There’s an awful lot of oil in Brazil!

If you should shiver, think only this of us:
That there’s some corner of a foreign oil field
That is for our [Shell shareholders] reward. There shall be
In that rich earth a richer oil well concealed;
An oil well that Britain once had, developed, made revenue from,
Gave, once, her oil flows to those, her people to enrich,
A body of Britain’s, wealth now given to foreign people,
Enriched by the folly of Britain’s…………….. [insert names of culprits]
(Apologies to Rupert Brooke)

The recent decision by Shell to quit the Cambo oil field project was greeted hailed by the Green Brigade as a great victory.
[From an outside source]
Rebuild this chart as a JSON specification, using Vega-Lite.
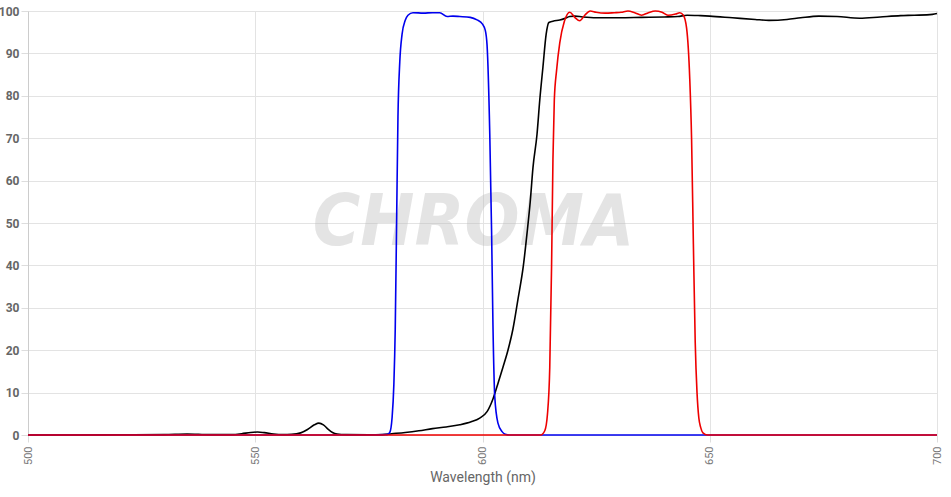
{
  "$schema": "https://vega.github.io/schema/vega-lite/v6.json",
  "width": 909,
  "height": 424,
  "autosize": {"type": "none"},
  "padding": {"left": 28, "top": 11, "right": 14, "bottom": 62},
  "background": "white",
  "config": {"view": {"stroke": null}},
  "datasets": {
    "curves": [
      {"s": "black", "wl": 500, "t": 0}, {"s": "black", "wl": 510, "t": 0}, {"s": "black", "wl": 520, "t": 0.05}, {"s": "black", "wl": 530, "t": 0.1}, {"s": "black", "wl": 535, "t": 0.25}, {"s": "black", "wl": 540, "t": 0.1}, {"s": "black", "wl": 545, "t": 0.1}, {"s": "black", "wl": 547, "t": 0.3}, {"s": "black", "wl": 549, "t": 0.6}, {"s": "black", "wl": 550.5, "t": 0.7}, {"s": "black", "wl": 552, "t": 0.55}, {"s": "black", "wl": 554, "t": 0.25}, {"s": "black", "wl": 556, "t": 0.1}, {"s": "black", "wl": 558, "t": 0.15}, {"s": "black", "wl": 560, "t": 0.5}, {"s": "black", "wl": 561.5, "t": 1.3}, {"s": "black", "wl": 563, "t": 2.4}, {"s": "black", "wl": 564, "t": 2.8}, {"s": "black", "wl": 565, "t": 2.4}, {"s": "black", "wl": 566, "t": 1.4}, {"s": "black", "wl": 567, "t": 0.6}, {"s": "black", "wl": 568, "t": 0.25}, {"s": "black", "wl": 570, "t": 0.1}, {"s": "black", "wl": 575, "t": 0.05}, {"s": "black", "wl": 578, "t": 0.1}, {"s": "black", "wl": 580, "t": 0.3}, {"s": "black", "wl": 583, "t": 0.6}, {"s": "black", "wl": 586, "t": 1.0}, {"s": "black", "wl": 589, "t": 1.5}, {"s": "black", "wl": 592, "t": 1.9}, {"s": "black", "wl": 595, "t": 2.4}, {"s": "black", "wl": 597.5, "t": 3.1}, {"s": "black", "wl": 599.4, "t": 4.0}, {"s": "black", "wl": 601, "t": 5.5}, {"s": "black", "wl": 602.3, "t": 8.5}, {"s": "black", "wl": 603.5, "t": 12.5}, {"s": "black", "wl": 604.5, "t": 16}, {"s": "black", "wl": 605.6, "t": 20}, {"s": "black", "wl": 606.7, "t": 25}, {"s": "black", "wl": 607.8, "t": 32}, {"s": "black", "wl": 609, "t": 40}, {"s": "black", "wl": 609.8, "t": 47.6}, {"s": "black", "wl": 610.5, "t": 55}, {"s": "black", "wl": 611.1, "t": 63}, {"s": "black", "wl": 612, "t": 71}, {"s": "black", "wl": 612.6, "t": 79}, {"s": "black", "wl": 613.3, "t": 86.8}, {"s": "black", "wl": 614, "t": 94.5}, {"s": "black", "wl": 614.6, "t": 97.3}, {"s": "black", "wl": 615.5, "t": 97.6}, {"s": "black", "wl": 617, "t": 97.9}, {"s": "black", "wl": 618, "t": 98.2}, {"s": "black", "wl": 619.2, "t": 98.7}, {"s": "black", "wl": 620.3, "t": 98.8}, {"s": "black", "wl": 622, "t": 98.6}, {"s": "black", "wl": 625, "t": 98.4}, {"s": "black", "wl": 630, "t": 98.4}, {"s": "black", "wl": 635, "t": 98.5}, {"s": "black", "wl": 640, "t": 98.6}, {"s": "black", "wl": 643, "t": 98.7}, {"s": "black", "wl": 645, "t": 99}, {"s": "black", "wl": 648, "t": 98.9}, {"s": "black", "wl": 650, "t": 98.8}, {"s": "black", "wl": 655, "t": 98.4}, {"s": "black", "wl": 660, "t": 98}, {"s": "black", "wl": 663, "t": 97.8}, {"s": "black", "wl": 667, "t": 98}, {"s": "black", "wl": 670, "t": 98.4}, {"s": "black", "wl": 674, "t": 98.8}, {"s": "black", "wl": 678, "t": 98.7}, {"s": "black", "wl": 683, "t": 98.3}, {"s": "black", "wl": 687.5, "t": 98.6}, {"s": "black", "wl": 692, "t": 98.9}, {"s": "black", "wl": 695, "t": 99}, {"s": "black", "wl": 699, "t": 99.2}, {"s": "black", "wl": 700, "t": 99.4},
      {"s": "blue", "wl": 500, "t": 0}, {"s": "blue", "wl": 540, "t": 0}, {"s": "blue", "wl": 575, "t": 0}, {"s": "blue", "wl": 579, "t": 0.1}, {"s": "blue", "wl": 579.6, "t": 0.6}, {"s": "blue", "wl": 580.1, "t": 4}, {"s": "blue", "wl": 580.5, "t": 12}, {"s": "blue", "wl": 580.8, "t": 25}, {"s": "blue", "wl": 581.1, "t": 50}, {"s": "blue", "wl": 581.4, "t": 75}, {"s": "blue", "wl": 581.8, "t": 88}, {"s": "blue", "wl": 582.3, "t": 94.5}, {"s": "blue", "wl": 583, "t": 97.8}, {"s": "blue", "wl": 583.6, "t": 99}, {"s": "blue", "wl": 584.7, "t": 99.6}, {"s": "blue", "wl": 587, "t": 99.5}, {"s": "blue", "wl": 589, "t": 99.6}, {"s": "blue", "wl": 590.6, "t": 99.6}, {"s": "blue", "wl": 592.2, "t": 98.7}, {"s": "blue", "wl": 593.5, "t": 98.8}, {"s": "blue", "wl": 595, "t": 98.7}, {"s": "blue", "wl": 597.3, "t": 98.5}, {"s": "blue", "wl": 598.8, "t": 97.9}, {"s": "blue", "wl": 600, "t": 96.9}, {"s": "blue", "wl": 600.6, "t": 95.5}, {"s": "blue", "wl": 601, "t": 92}, {"s": "blue", "wl": 601.6, "t": 71}, {"s": "blue", "wl": 602, "t": 48}, {"s": "blue", "wl": 602.3, "t": 26}, {"s": "blue", "wl": 602.7, "t": 9}, {"s": "blue", "wl": 603.4, "t": 2.8}, {"s": "blue", "wl": 604.3, "t": 0.8}, {"s": "blue", "wl": 605, "t": 0.2}, {"s": "blue", "wl": 606, "t": 0}, {"s": "blue", "wl": 650, "t": 0}, {"s": "blue", "wl": 700, "t": 0},
      {"s": "red", "wl": 500, "t": 0}, {"s": "red", "wl": 600, "t": 0}, {"s": "red", "wl": 612.8, "t": 0}, {"s": "red", "wl": 613.7, "t": 1}, {"s": "red", "wl": 614.3, "t": 5}, {"s": "red", "wl": 614.8, "t": 16}, {"s": "red", "wl": 615.2, "t": 40}, {"s": "red", "wl": 615.5, "t": 65}, {"s": "red", "wl": 615.8, "t": 79}, {"s": "red", "wl": 616.3, "t": 86}, {"s": "red", "wl": 617, "t": 92.5}, {"s": "red", "wl": 618, "t": 97.5}, {"s": "red", "wl": 619.2, "t": 99.7}, {"s": "red", "wl": 620.3, "t": 98.5}, {"s": "red", "wl": 621.4, "t": 97.7}, {"s": "red", "wl": 622.5, "t": 99}, {"s": "red", "wl": 623.7, "t": 100}, {"s": "red", "wl": 625, "t": 99.7}, {"s": "red", "wl": 627, "t": 99.5}, {"s": "red", "wl": 629, "t": 99.6}, {"s": "red", "wl": 630.5, "t": 99.7}, {"s": "red", "wl": 632, "t": 100}, {"s": "red", "wl": 633.5, "t": 99.6}, {"s": "red", "wl": 635, "t": 99}, {"s": "red", "wl": 636.5, "t": 99.6}, {"s": "red", "wl": 638, "t": 100}, {"s": "red", "wl": 639.5, "t": 99.7}, {"s": "red", "wl": 640.8, "t": 99}, {"s": "red", "wl": 642.5, "t": 99.3}, {"s": "red", "wl": 643.4, "t": 99.6}, {"s": "red", "wl": 644.2, "t": 99}, {"s": "red", "wl": 644.9, "t": 96}, {"s": "red", "wl": 645.6, "t": 84}, {"s": "red", "wl": 646, "t": 70}, {"s": "red", "wl": 646.4, "t": 45}, {"s": "red", "wl": 646.8, "t": 22}, {"s": "red", "wl": 647.2, "t": 10}, {"s": "red", "wl": 647.6, "t": 4}, {"s": "red", "wl": 648, "t": 1.8}, {"s": "red", "wl": 648.5, "t": 0.5}, {"s": "red", "wl": 649.5, "t": 0}, {"s": "red", "wl": 700, "t": 0}
    ],
    "logo": [{"wl": 598, "t": 50, "label": "CHROMA"}]
  },
  "layer": [
    {
      "data": {"name": "logo"},
      "mark": {"type": "text", "font": "DejaVu Sans Condensed, Liberation Sans, sans-serif", "fontStyle": "italic", "fontWeight": "bold", "fontSize": 72, "color": "#bdbdbd", "opacity": 0.4, "baseline": "middle", "align": "center"},
      "encoding": {
        "x": {"field": "wl", "type": "quantitative", "scale": {"domain": [500, 700]}},
        "y": {"field": "t", "type": "quantitative", "scale": {"domain": [0, 100]}},
        "text": {"field": "label"}
      }
    },
    {
      "data": {"name": "curves"},
      "mark": {"type": "line", "strokeWidth": 1.6, "interpolate": "monotone"},
      "encoding": {
        "x": {
          "field": "wl", "type": "quantitative",
          "scale": {"domain": [500, 700], "nice": false, "zero": false},
          "axis": {
            "values": [500, 550, 600, 650, 700],
            "labelAngle": 270, "labelFont": "Roboto", "labelFontSize": 11, "labelColor": "#777",
            "labelPadding": 4, "tickSize": 7, "tickColor": "#dddddd",
            "grid": true, "gridColor": "#e3e3e3", "domainColor": "#dddddd",
            "title": "Wavelength (nm)", "titleFont": "Roboto", "titleFontSize": 14, "titleFontWeight": "normal", "titleColor": "#666", "titlePadding": 6
          }
        },
        "y": {
          "field": "t", "type": "quantitative",
          "scale": {"domain": [0, 100], "nice": false},
          "axis": {
            "values": [0, 10, 20, 30, 40, 50, 60, 70, 80, 90, 100],
            "labelFont": "Roboto", "labelFontSize": 12, "labelFontWeight": "bold", "labelColor": "#666",
            "labelPadding": 2, "tickSize": 7, "tickColor": "#dddddd",
            "grid": true, "gridColor": "#e3e3e3", "domainColor": "#cccccc",
            "title": null
          }
        },
        "color": {
          "field": "s", "type": "nominal",
          "scale": {"domain": ["black", "red", "blue"], "range": ["#000000", "#ee0000", "#0000ee"]},
          "legend": null
        }
      }
    }
  ]
}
Was I as a shareholder with Shell upset?

Not a bit of it!

In fact I was rather relieved!

Why?

Because had Shell (and the others) had gone ahead they would have been plagued by an endless stream of idiots dressed up in fancy dress outside their offices!

As it is Shell has instead decided to invest in countries like Brazil whose government and people have a more sensible attitude!

The result is that Shell has picked up a bargain!

This edited report from “Seeking Alpha” is reproduced below:

After a failed attempt at selling large, pre-sal oil blocks in 2019, Brazil cut prices by 80%+ and found buyers for two key blocks today. Having cut the signing bonus at Sepia from $5.5b to $1.3b, and cut the minimum production share from 28% to 15%, a consortium of Total, Petronas, and Qatar Energy submitted the winning bid today, offering to share 37% of production with the Government, and beating out a solo proposal from Petrobras.

At Atapu, the signing bonus was cut form $3.3b to $0.7b and minimum production share from 26% to 6%, where a consortium of Total, Shell and Petrobras submitted the only bid, offering to pay the Government 32% of production.

Perhaps more interesting than the bids, was the lack of interest – given the bids came in well above minimum productions splits, the return profile at the minimum was likely very compelling for majors like Chevron, Exxon, Equinor and Galp, all of whom have communicated interest in pre-sal blocks in the past.

Which begs the question, if the majors have largely left Canada, largely left Norway, cannot control production within OPEC+ and are no longer interested in Brazil, how reliant is the world on production growth from US onshore oilfields, where leading operators have moved away from a growth strategy?

Source: https://seekingalpha.com/news/3781445-brazil-oilfield-auction-shell-and-total-win-as-most-stay-home

British Gazette comment: As it becomes increasingly difficult to extract oil (and gas) from countries which have significant climate change protests, those countries which have oil and gas and don’t have such protesters will be on a winner.

Of course, we have seen this with the decline (in the UK) of energy intensive industries such as aluminium smelting. UK investors (such as Moi) have simply invested in companies that have set up their businesses elsewhere where costs are lower.

The aluminium will still get made. The manufactured articles will still get manufactured. This will however no longer take place in the UK – which means the jobs will be exported as well!

Our politicians are quite happy with this because they fear being ambushed by an idiot wearing a long red gown and a silly red headdress!

You see, as long as they avoid the dreaded red gowned idiots, they don’t mind condemning large numbers of Britons to work in what is now described as the hospitality industry – where low pay and insecure tenure of employment is endemic!